Sin embargo, el mundo es demasiado complejo para ser unívoco, al menos en cuanto a cuestiones sociales se refiere. Estamos, además, inmersos en una época en la que impera el relativismo, por lo que resulta difícil aunarnos bajo un mismo postulado o encaminarnos hacia un mismo fin.
Este es el gran desafío. Somos una sociedad global, y la globalización nos impone, mal que nos pese, más obligaciones que derechos, obligaciones morales que trascienden las fronteras de nuestras naciones.
Un buen punto de partida es encontrar en esa multiplicidad, la gran oportunidad de transformación superadora. No sería más que alcanzar a comprender la realidad humana en lo que verdaderamente es: un cúmulo prodigioso de diferencias.
En eso se está avanzando, y, aunque no siempre suficientemente difundidos, los empeños abundan. Un ejemplo es la Exposición Internacional de Zaragoza.
Podría decirse que la ciudad de Zaragoza es símbolo de unidad. A lo largo de sus 2000 años de historia, ha ido amalgamando imponentes restos de murallas romanas, edificaciones mudéjares y las emblemáticas expresiones del cristianismo. El resultado es una hermosa armonía, a la que se suman, ahora, las aerodinámicas arquitecturas recientemente erigidas para dar cuerpo a la Exposición Internacional, que se extendió a lo largo de tres meses y clausura el domingo.
En el marco de este evento, cerca de 200 jóvenes de todo el mundo, representantes de distintas organizaciones de la sociedad civil, nos hemos reunido para, a partir de nuestras diferentes visiones, culturas particulares e ideologías desiguales, acordar una agenda común de trabajo que ayude a hallar soluciones a los problemas que padece un sinnúmero de seres humanos. Y que no por locales dejan de ser globales: el agua, su carencia, su contaminación.

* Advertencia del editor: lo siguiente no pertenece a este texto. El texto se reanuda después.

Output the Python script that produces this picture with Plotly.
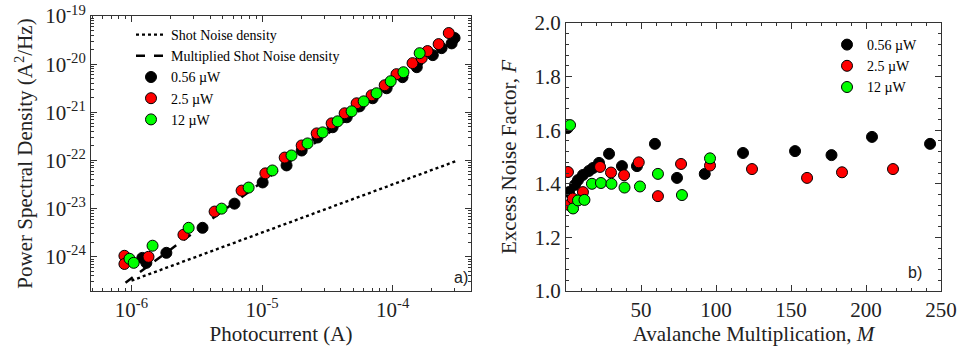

Esta savia vital, puesta en riesgo por la irracionalidad de los hombres y del desarrollo, es el elemento unificador, el postulado y el fin, bajo el cual y hacia el cual, se aglutina este grupo heterogéneo de jóvenes que se sienten hermanados en la causa y ciudadanos de un mismo mundo.
Cuando algunas prospectivas auguran escenarios futuros de guerras y sangrientos enfrentamientos en torno del agua, se pone a prueba una vez más, y de manera inminente, el resultado del experimento humano.
Entretanto, los 42 países participantes de la Exposición Internacional de Zaragoza sobre "Agua y Desarrollo Sustentable" y los 200 jóvenes reunidos en las Jornadas de Agua y Juventud, se presentan como ejemplo y símbolo. Ejemplo de que una globalización para la dignidad y la justicia es deseable y es posible. Y símbolo de la unidad en la diversidad, bajo el código del respeto.
Experiencias como éstas demuestran que hay valores incuestionables en los que definitivamente nos podemos y nos debemos encontrar. Lejos de enfrentarnos, el agua puede unirnos.
Tal vez, después de todo, el experimento humano habrá valido la pena.
El autor es representante internacional del Movimiento Agua y Juventud.